--- Start of DATASET ROWS ---

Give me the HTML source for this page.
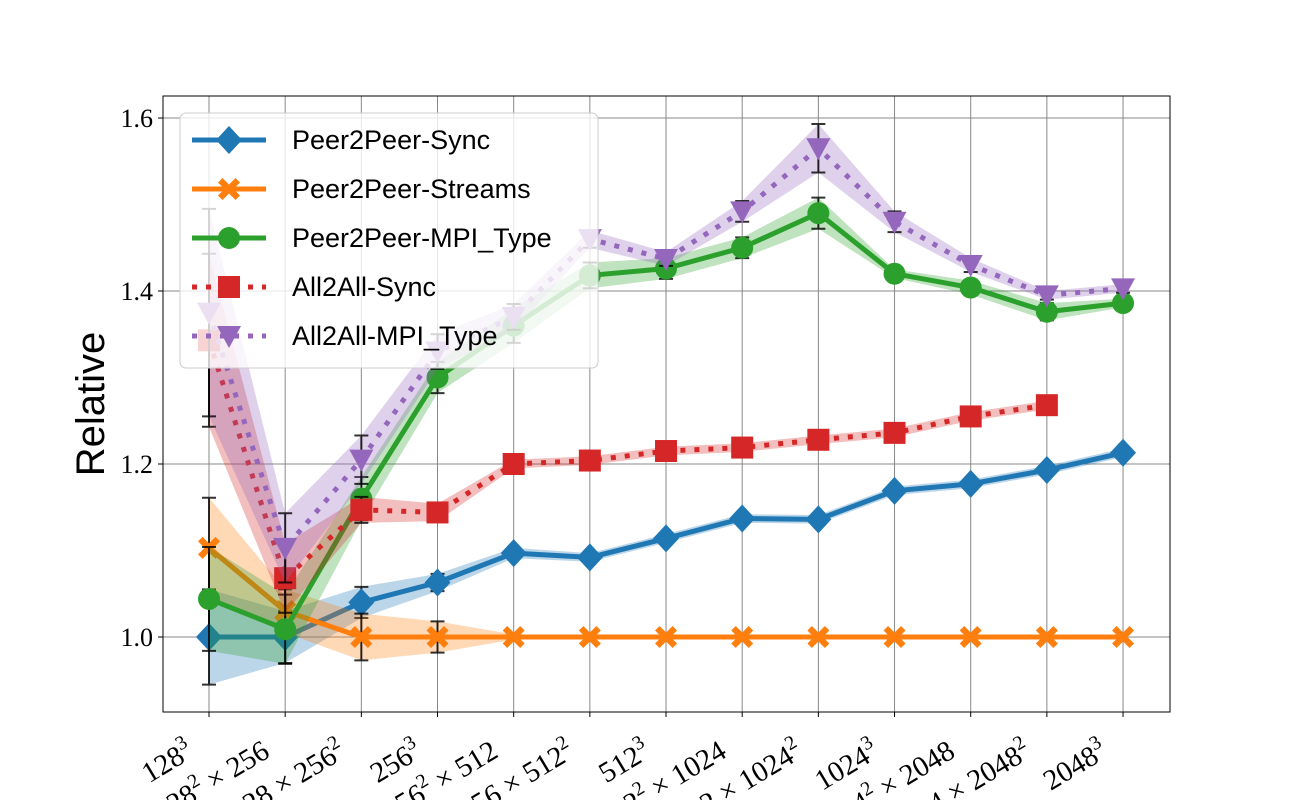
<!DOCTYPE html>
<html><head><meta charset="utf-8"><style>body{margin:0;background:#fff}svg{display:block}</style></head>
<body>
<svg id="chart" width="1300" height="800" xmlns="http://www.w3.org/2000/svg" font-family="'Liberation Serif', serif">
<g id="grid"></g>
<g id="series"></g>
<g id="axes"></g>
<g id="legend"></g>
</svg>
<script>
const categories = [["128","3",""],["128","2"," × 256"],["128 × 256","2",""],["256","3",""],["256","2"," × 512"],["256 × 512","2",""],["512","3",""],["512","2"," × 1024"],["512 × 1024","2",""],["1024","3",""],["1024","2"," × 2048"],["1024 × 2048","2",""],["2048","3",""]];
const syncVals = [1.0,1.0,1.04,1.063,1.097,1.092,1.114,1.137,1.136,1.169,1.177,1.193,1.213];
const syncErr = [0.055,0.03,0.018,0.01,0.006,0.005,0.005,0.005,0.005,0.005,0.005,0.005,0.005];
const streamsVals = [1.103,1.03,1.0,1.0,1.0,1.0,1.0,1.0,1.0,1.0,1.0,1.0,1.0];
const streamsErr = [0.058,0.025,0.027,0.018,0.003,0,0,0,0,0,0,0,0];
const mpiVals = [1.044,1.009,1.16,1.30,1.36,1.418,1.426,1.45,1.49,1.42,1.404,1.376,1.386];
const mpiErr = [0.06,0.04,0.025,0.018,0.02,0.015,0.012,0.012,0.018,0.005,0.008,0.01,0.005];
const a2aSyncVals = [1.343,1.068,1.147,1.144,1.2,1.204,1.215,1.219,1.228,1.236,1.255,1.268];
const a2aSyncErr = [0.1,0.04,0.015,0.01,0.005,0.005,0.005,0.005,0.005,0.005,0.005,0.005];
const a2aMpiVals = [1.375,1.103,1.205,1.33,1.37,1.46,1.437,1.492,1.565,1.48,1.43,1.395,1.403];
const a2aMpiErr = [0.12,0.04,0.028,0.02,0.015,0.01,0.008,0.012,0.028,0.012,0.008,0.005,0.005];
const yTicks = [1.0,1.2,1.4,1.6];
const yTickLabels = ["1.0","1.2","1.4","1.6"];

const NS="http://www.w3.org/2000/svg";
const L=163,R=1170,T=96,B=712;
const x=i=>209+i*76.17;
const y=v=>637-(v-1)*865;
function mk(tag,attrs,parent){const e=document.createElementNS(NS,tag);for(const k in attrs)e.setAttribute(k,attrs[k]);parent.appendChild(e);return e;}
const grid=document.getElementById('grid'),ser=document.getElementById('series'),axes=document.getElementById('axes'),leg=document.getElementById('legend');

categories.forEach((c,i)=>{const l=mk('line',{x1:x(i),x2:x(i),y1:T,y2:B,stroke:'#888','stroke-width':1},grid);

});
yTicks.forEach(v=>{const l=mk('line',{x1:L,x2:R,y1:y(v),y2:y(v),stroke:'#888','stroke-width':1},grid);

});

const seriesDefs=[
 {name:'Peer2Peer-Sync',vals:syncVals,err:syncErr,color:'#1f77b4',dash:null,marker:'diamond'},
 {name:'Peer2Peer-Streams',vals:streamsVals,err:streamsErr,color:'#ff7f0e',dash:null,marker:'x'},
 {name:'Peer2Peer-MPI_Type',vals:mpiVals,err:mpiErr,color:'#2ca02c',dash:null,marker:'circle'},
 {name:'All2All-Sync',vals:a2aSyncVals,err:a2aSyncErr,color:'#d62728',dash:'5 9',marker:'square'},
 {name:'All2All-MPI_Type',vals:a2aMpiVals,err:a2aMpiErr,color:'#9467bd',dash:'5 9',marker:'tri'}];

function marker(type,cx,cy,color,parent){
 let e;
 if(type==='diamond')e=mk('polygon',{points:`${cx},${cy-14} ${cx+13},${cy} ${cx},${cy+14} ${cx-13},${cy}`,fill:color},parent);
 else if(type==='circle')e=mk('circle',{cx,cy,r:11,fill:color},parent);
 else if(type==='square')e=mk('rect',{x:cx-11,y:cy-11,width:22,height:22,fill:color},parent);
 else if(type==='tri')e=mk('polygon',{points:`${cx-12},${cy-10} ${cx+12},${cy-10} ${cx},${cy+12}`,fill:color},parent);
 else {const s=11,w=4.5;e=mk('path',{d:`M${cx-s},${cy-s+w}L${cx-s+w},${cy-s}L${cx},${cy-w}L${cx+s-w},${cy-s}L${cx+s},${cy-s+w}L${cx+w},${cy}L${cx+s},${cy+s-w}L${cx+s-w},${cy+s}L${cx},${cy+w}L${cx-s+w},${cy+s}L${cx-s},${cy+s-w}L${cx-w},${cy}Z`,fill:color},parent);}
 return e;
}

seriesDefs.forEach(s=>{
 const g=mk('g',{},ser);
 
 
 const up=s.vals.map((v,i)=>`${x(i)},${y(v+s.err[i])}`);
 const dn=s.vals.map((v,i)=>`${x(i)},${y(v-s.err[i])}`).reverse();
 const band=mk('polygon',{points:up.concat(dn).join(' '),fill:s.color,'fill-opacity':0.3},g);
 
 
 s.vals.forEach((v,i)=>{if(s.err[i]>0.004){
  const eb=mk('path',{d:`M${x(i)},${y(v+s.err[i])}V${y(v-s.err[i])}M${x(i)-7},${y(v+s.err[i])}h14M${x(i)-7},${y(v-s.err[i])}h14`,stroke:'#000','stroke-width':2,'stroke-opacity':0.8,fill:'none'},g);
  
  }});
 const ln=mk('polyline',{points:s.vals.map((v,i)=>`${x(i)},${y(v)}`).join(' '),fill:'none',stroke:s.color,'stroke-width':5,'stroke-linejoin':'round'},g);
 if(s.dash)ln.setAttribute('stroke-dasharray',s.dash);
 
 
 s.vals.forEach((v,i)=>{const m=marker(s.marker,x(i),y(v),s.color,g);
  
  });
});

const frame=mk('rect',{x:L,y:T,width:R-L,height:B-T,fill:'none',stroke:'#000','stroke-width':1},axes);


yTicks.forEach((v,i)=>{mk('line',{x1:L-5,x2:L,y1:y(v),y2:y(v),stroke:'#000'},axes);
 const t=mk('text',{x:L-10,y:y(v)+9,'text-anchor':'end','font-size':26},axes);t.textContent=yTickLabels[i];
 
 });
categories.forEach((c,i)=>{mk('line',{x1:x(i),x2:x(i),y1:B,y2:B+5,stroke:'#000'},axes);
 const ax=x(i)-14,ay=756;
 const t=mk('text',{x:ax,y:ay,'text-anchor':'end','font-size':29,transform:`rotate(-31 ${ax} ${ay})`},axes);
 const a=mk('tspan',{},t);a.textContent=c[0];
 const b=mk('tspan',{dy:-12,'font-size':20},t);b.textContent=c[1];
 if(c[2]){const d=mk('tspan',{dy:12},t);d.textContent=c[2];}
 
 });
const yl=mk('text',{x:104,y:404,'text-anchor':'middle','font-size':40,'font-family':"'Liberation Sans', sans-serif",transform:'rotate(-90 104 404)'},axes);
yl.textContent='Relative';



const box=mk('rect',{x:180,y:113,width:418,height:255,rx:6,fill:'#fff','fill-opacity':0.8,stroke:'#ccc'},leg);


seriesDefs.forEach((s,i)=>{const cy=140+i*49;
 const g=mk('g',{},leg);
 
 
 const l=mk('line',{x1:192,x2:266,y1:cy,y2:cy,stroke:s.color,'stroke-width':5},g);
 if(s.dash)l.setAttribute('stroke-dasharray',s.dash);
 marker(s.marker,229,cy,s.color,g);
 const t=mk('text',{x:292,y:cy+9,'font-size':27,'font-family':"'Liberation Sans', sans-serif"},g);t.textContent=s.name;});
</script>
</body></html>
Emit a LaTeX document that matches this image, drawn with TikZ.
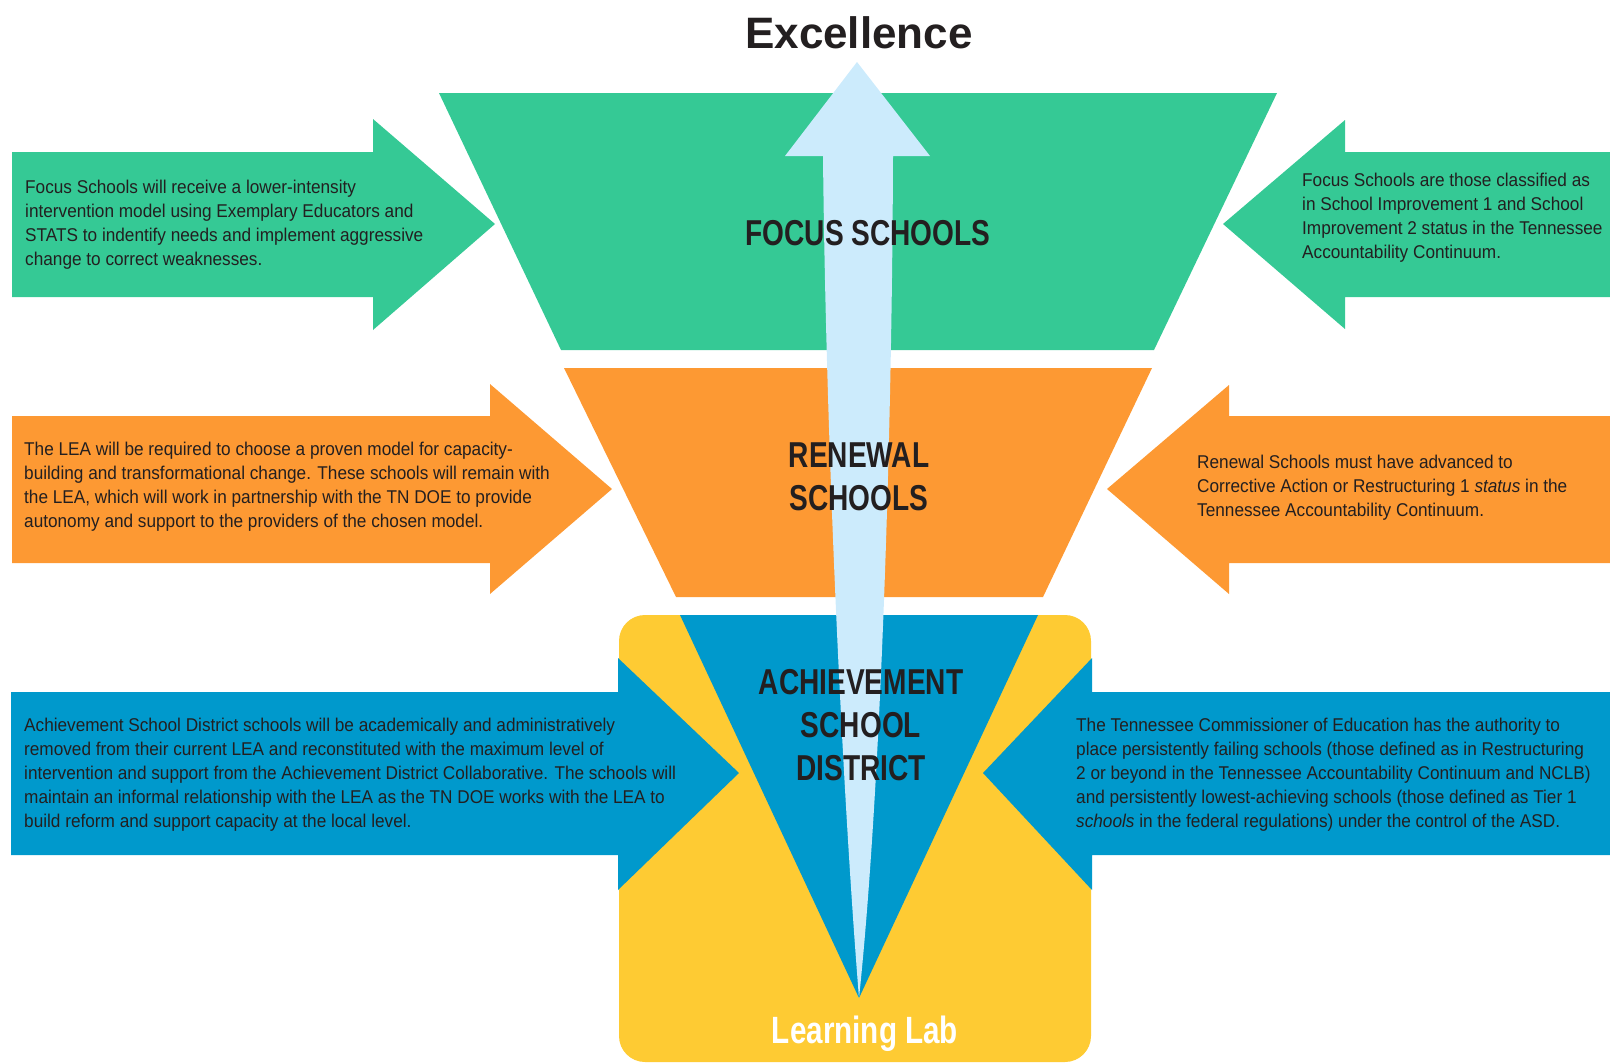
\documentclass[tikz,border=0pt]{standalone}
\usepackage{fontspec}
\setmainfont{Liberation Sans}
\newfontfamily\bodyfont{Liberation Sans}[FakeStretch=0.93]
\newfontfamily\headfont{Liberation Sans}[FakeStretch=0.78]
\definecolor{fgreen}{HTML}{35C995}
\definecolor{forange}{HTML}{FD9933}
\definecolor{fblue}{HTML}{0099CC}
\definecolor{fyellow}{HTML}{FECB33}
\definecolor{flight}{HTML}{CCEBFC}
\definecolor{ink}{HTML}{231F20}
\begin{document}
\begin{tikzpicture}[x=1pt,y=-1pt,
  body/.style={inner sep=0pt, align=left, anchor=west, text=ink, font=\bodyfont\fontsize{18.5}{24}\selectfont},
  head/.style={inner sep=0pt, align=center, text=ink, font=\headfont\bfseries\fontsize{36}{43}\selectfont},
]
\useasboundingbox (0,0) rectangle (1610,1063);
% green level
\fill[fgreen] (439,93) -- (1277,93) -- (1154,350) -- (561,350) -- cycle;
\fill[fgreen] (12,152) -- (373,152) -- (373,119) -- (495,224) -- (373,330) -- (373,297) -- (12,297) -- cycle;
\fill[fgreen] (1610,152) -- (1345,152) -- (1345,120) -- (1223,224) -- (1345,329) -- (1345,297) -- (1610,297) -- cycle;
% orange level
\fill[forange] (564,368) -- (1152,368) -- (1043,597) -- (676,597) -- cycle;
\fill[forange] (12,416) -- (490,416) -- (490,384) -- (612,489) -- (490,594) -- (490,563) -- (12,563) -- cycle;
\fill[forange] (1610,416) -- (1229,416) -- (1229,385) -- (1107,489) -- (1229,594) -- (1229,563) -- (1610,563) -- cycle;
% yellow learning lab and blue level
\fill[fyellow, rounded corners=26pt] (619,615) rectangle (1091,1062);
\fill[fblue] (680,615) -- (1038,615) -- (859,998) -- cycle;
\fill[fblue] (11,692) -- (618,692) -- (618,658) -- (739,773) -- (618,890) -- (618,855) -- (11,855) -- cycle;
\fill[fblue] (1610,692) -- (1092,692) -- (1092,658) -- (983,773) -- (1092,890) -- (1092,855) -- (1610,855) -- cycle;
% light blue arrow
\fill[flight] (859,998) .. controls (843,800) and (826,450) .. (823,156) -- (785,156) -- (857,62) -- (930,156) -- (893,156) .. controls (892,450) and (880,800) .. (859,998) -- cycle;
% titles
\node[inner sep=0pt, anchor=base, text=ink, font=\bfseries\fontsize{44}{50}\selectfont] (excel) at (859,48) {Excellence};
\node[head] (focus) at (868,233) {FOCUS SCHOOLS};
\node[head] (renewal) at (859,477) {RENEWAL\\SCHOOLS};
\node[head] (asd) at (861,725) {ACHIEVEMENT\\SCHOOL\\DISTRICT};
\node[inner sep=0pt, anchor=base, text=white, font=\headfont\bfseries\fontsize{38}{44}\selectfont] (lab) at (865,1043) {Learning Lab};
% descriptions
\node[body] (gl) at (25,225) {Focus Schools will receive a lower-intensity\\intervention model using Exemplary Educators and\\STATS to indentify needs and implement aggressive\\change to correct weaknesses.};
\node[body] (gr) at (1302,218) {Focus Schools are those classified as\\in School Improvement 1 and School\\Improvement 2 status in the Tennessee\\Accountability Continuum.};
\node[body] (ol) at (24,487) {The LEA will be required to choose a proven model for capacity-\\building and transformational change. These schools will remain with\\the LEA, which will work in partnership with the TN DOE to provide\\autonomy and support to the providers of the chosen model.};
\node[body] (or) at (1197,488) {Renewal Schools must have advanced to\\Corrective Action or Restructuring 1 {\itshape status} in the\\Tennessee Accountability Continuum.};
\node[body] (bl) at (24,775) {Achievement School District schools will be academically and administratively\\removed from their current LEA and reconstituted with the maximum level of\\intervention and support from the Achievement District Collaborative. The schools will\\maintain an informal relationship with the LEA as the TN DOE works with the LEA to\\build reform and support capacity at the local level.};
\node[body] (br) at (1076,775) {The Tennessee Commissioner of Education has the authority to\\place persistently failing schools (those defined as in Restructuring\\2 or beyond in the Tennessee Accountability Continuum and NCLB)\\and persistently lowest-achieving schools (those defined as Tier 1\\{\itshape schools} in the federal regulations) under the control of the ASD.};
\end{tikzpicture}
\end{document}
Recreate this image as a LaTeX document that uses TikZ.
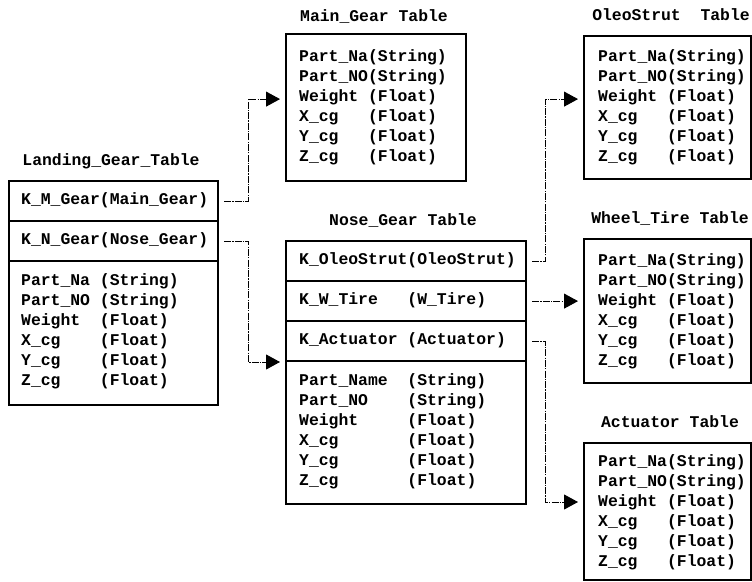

--- End of DATASET ROWS ---

__AIM__
Scan the listing above. Collect all lines with the word "that".

__COMPLETE ANSWER__
Emit a LaTeX document that matches this image, drawn with TikZ.
Recreate this image as a LaTeX document that uses TikZ.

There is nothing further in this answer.